Il dialogo con questi Paesi, nel tempo, dovrà poi necessariamente estendersi a temi importantissimi come il rispetto dei diritti umani e sociali, nonché il progressivo affermarsi dei principi democratici. In base ai dati del 2023 forniti da Freedom House, i cinque Paesi in analisi si caratterizzano per essere luoghi con un regime autoritario ben affermato, dove le libertà e i diritti politici risultano essere del tutto assenti.
Contestualmente, sul versante della diplomazia climatica e ambientale, l’UE dovrà esercitare pressione sui Paesi dell’Asia centrale affinché applichino norme più stringenti per la tutela dell’ambiente e la mitigazione del cambiamento climatico. Le conseguenze dello sfruttamento delle risorse in modo non sostenibile sono già visibili nell’area. Il prelievo massivo di acqua con l’intento di sostenere la produzione agricola di cotone sovietica negli anni cinquanta ha causato la drastica riduzione della grandezza del lago d’Aral, situato alla frontiera tra l’Uzbekistan e il Kazakistan, in passato quarto lago più grande al mondo. L’impatto ambientale della perdita del lago d’Aral non è ancora completamente noto. Quello che sappiamo è che il cotone che ha contribuito alla sua distruzione è raccolto attraverso il lavoro forzato ed è destinato ai negozi europei.

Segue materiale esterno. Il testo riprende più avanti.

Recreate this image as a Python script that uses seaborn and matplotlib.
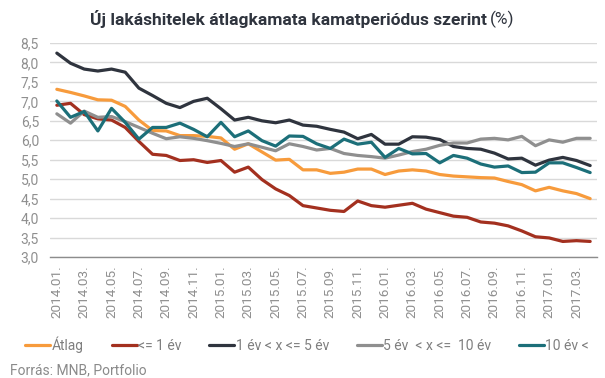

In conclusione, i rapporti tra l’Unione Europea e l’Asia Centrale delineano un quadro eterogeneo di interessi politici, economici e geostrategici. La regione merita l’attenzione dell’UE non solo per le sue risorse energetiche, ma anche per le connessioni che si potrebbero sviluppare con il resto del continente asiatico.